Instructions to follow -
Leaving out all pictures, copy exactly the lines from the one containing "Clone this chart in matplotlib." down to the one containing "from matplotlib.ticker import", both of them included.
>> start
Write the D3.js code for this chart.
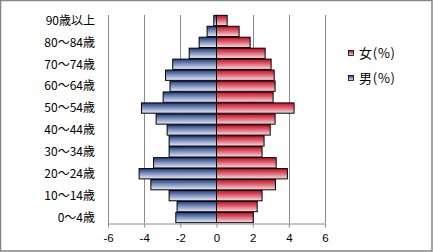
<!DOCTYPE html>
<html>
<head>
<meta charset="utf-8">
<script src="https://cdn.jsdelivr.net/npm/d3@7"></script>
<style>
  body { margin: 0; background: #fff; }
  svg { display: block; font-family: "Noto Sans CJK JP", sans-serif; }
</style>
</head>
<body>
<svg width="433" height="252"></svg>
<script>
// age groups, youngest first
var ages = ["0～4歳", "5～9歳", "10～14歳", "15～19歳", "20～24歳", "25～29歳",
  "30～34歳", "35～39歳", "40～44歳", "45～49歳", "50～54歳", "55～59歳",
  "60～64歳", "65～69歳", "70～74歳", "75～79歳", "80～84歳", "85～89歳", "90歳以上"];
// male shares are negative so they grow to the left
var male = [-2.25, -2.18, -2.62, -3.63, -4.28, -3.48, -2.62, -2.62, -2.73, -3.34,
  -4.15, -2.95, -2.57, -2.82, -2.42, -1.51, -0.96, -0.52, -0.15];
var female = [2.03, 2.25, 2.52, 3.26, 3.92, 3.30, 2.52, 2.63, 2.97, 3.24,
  4.29, 3.13, 3.24, 3.19, 3.02, 2.69, 1.86, 1.25, 0.59];
var xTicks = [-6, -4, -2, 0, 2, 4, 6];
var legendLabels = ["女(%)", "男(%)"];

var svg = d3.select("svg");
var plotL = 108, plotR = 325, plotT = 15, plotB = 223;

var defs = svg.append("defs");
function grad(id, c0, c1, c2) {
  var g = defs.append("linearGradient").attr("id", id)
    .attr("x1", 0).attr("y1", 0).attr("x2", 0).attr("y2", 1);
  g.append("stop").attr("offset", "0%").attr("stop-color", c0);
  g.append("stop").attr("offset", "45%").attr("stop-color", c1);
  g.append("stop").attr("offset", "100%").attr("stop-color", c2);
}
grad("gm", "#1e3b7c", "#7a8dbb", "#e8ecf4");
grad("gf", "#c20c1c", "#dd6172", "#f7e0e5");

// outer border
svg.append("rect").attr("x", 0.5).attr("y", 0.5).attr("width", 431.5).attr("height", 250.5)
  .attr("fill", "#fff").attr("stroke", "#858585").attr("stroke-width", 1.5);

var x = d3.scaleLinear().domain([-6, 6]).range([plotL, plotR]);
var y = d3.scaleBand().domain(ages.slice().reverse()).range([plotT, plotB]).paddingInner(0.06).paddingOuter(0.03);

// grid
svg.append("g").selectAll("line").data(xTicks).enter().append("line")
  .attr("x1", function(d) { return Math.round(x(d)) + 0.5; })
  .attr("x2", function(d) { return Math.round(x(d)) + 0.5; })
  .attr("y1", plotT).attr("y2", plotB)
  .attr("stroke", "#8a8a8a");

// bars
svg.append("g").selectAll("rect").data(male).enter().append("rect")
  .attr("x", function(d) { return x(d); })
  .attr("y", function(d, i) { return y(ages[i]); })
  .attr("width", function(d) { return x(0) - x(d); })
  .attr("height", y.bandwidth())
  .attr("fill", "url(#gm)").attr("stroke", "#000").attr("stroke-width", 1);

svg.append("g").selectAll("rect").data(female).enter().append("rect")
  .attr("x", x(0))
  .attr("y", function(d, i) { return y(ages[i]); })
  .attr("width", function(d) { return x(d) - x(0); })
  .attr("height", y.bandwidth())
  .attr("fill", "url(#gf)").attr("stroke", "#000").attr("stroke-width", 1);

// x axis
var xa = svg.append("g").attr("transform", "translate(0," + (plotB + 0.5) + ")")
  .call(d3.axisBottom(x).tickValues(xTicks).tickSize(4).tickSizeOuter(0).tickPadding(6)
    .tickFormat(function(d) { return String(d); }));
xa.select(".domain").attr("stroke", "#8a8a8a");
xa.selectAll(".tick line").attr("stroke", "#8a8a8a");
xa.selectAll("text").attr("font-size", 11.5).attr("fill", "#000")
  .attr("font-family", "Liberation Sans, Arial, sans-serif");

// y axis line
svg.append("line").attr("x1", plotL + 0.5).attr("x2", plotL + 0.5).attr("y1", plotT).attr("y2", plotB + 1)
  .attr("stroke", "#8a8a8a");

// category labels, every other one
svg.append("g").selectAll("text").data(ages.filter(function(d, i) { return i % 2 == 0; }))
  .enter().append("text")
  .attr("x", 95)
  .attr("y", function(d) { return y(d) + y.bandwidth() / 2; })
  .attr("dy", "0.36em")
  .attr("text-anchor", "end")
  .attr("font-size", 12)
  .text(function(d) { return d; });

// legend
var lg = svg.append("g").selectAll("g").data(legendLabels).enter().append("g")
  .attr("transform", function(d, i) { return "translate(348," + (50 + i * 25) + ")"; });
lg.append("rect").attr("x", 0.5).attr("y", 0.5).attr("width", 5).attr("height", 5)
  .attr("fill", function(d, i) { return i == 0 ? "url(#gf)" : "url(#gm)"; })
  .attr("stroke", "#000").attr("stroke-width", 0.8);
lg.append("text").attr("x", 11).attr("y", 3).attr("dy", "0.36em")
  .attr("font-size", 13)
  .attr("textLength", 36).attr("lengthAdjust", "spacing")
  .text(function(d) { return d; });
</script>
</body>
</html>
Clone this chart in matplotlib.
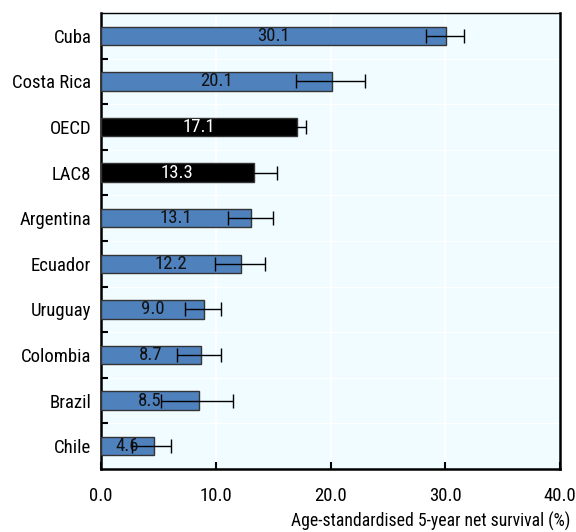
import matplotlib
matplotlib.use("Agg")
import matplotlib.pyplot as plt
from matplotlib.ticker import FixedLocator, FormatStrFormatter

countries = ["Cuba", "Costa Rica", "OECD", "LAC8", "Argentina",
             "Ecuador", "Uruguay", "Colombia", "Brazil", "Chile"]
survival = [30.1, 20.1, 17.1, 13.3, 13.1, 12.2, 9.0, 8.7, 8.5, 4.6]
ci_low = [28.3, 17.0, 16.3, 11.3, 11.1, 9.9, 7.3, 6.6, 5.2, 2.7]
ci_high = [31.6, 23.0, 17.9, 15.3, 15.0, 14.3, 10.5, 10.5, 11.5, 6.1]
aggregates = ["OECD", "LAC8"]

plt.rcParams["font.family"] = ["Roboto Condensed", "Liberation Sans Narrow",
                               "Liberation Sans", "DejaVu Sans"]
plt.rcParams["font.stretch"] = "condensed"

fig = plt.figure(figsize=(5.76, 5.32), dpi=100)
ax = fig.add_axes([101 / 576, 1 - 469 / 532, 459 / 576, 456 / 532])
ax.set_facecolor("#F0FCFF")

ypos = list(range(len(countries)))
colors = ["black" if c in aggregates else "#4F81BD" for c in countries]
ax.barh(ypos, survival, height=0.4, color=colors, edgecolor="#333333",
        linewidth=1.0, zorder=3)

xerr = [[v - lo for v, lo in zip(survival, ci_low)],
        [hi - v for v, hi in zip(survival, ci_high)]]
ax.errorbar(survival, ypos, xerr=xerr, fmt="none", ecolor="black",
            elinewidth=1.0, capsize=5, capthick=1.0, zorder=4)

for y, v, c in zip(ypos, survival, countries):
    ax.text(v / 2, y, f"{v:.1f}", ha="center", va="center", fontsize=13.5,
            color="white" if c in aggregates else "#111111", zorder=5)

ax.set_xlim(0, 40)
ax.set_ylim(len(countries) - 0.5, -0.5)

# white grid at decades and between categories
for gx in (10, 20, 30):
    ax.axvline(gx, color="white", linewidth=1.2, zorder=1)
for gy in [i + 0.5 for i in range(len(countries) - 1)]:
    ax.axhline(gy, color="white", linewidth=0.8, zorder=1)

ax.set_yticks(ypos)
ax.set_yticklabels(countries, fontsize=13.5)
ax.tick_params(axis="y", which="major", length=0, pad=7)
ax.yaxis.set_minor_locator(FixedLocator([i + 0.5 for i in range(len(countries) - 1)]))
ax.tick_params(axis="y", which="minor", direction="in", length=5, width=1.5)

ax.xaxis.set_major_locator(FixedLocator([0, 10, 20, 30, 40]))
ax.xaxis.set_major_formatter(FormatStrFormatter("%.1f"))
ax.tick_params(axis="x", which="major", direction="in", length=5, width=1.5,
               labelsize=13.5, pad=13)

for side in ("left", "bottom", "right"):
    ax.spines[side].set_linewidth(1.8)
ax.spines["top"].set_linewidth(1.0)

fig.text(570 / 576, 1 - 521 / 532, "Age-standardised 5-year net survival (%)",
         ha="right", va="center", fontsize=12.7)

fig.savefig("out.png", dpi=100)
>> end
Full output -
Clone this chart in matplotlib.
import matplotlib
matplotlib.use("Agg")
import matplotlib.pyplot as plt
from matplotlib.ticker import FixedLocator, FormatStrFormatter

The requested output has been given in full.